Not much to say. It’s a popular distro for usage inside OCI containers (e.g. docker, podman, k8s), but on low-end hardware, alpine runs very smooth.
It’s primarily a security-focused distro, but because it’s small and uses smaller tools, which besides its lower attack surface, it makes it really lean and mean. It also has some nice bonus features, like diskless install (which I mentioned earlier) which makes alpine load itself into a tmpfs (i.e. run from RAM), so it saves your microSD from -ing itself. To make your system state configuration persistent, you need to run the lbu
command (I think it was lbu commit
), which makes a tar that gets extracted to that tmpfs on boot. You need to configure what files get saved in the lbu.conf (like etc, home, var etc.)
It also has alpinewall (awall) as the firewall, which uses iptables. If you’re familiar with iptables, you can use that directly, otherwise, you can use awall.
As for my experience with it, it was good. I ran it 24/7, but sometimes (because of an already crappy SD card) it failed to boot, so I had to reinstall it. I don’t remember if you can host your diskless system state on NFS and grab it from there, but if you can, I’d do that.
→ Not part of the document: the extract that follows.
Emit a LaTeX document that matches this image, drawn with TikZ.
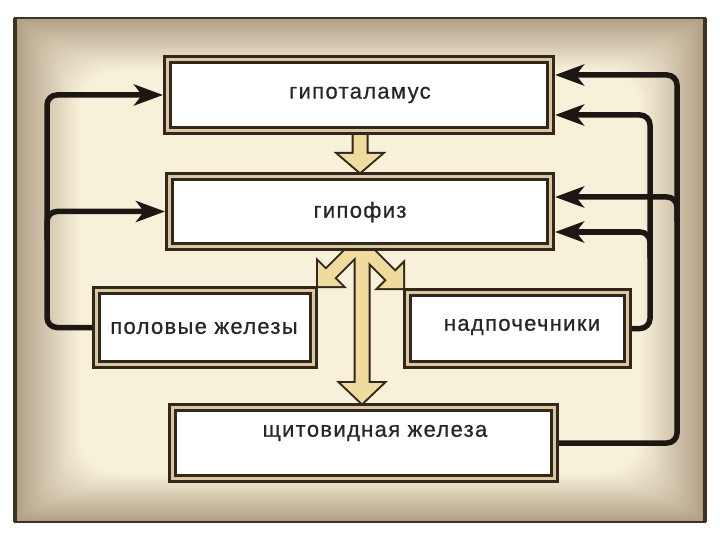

Otherwise, you could probably stick it on a USB stick, which has just a little bit more endurance than some cheap microSD cards (the OS files can happily live on the SD, but keep your lbu tar files somewhere else).
Its main repo has everything you need and if there’s something you can’t find in it, just enable the community repo in the apk conf (not to be confused with android’s apk
, in this context, it’s alpine package manager).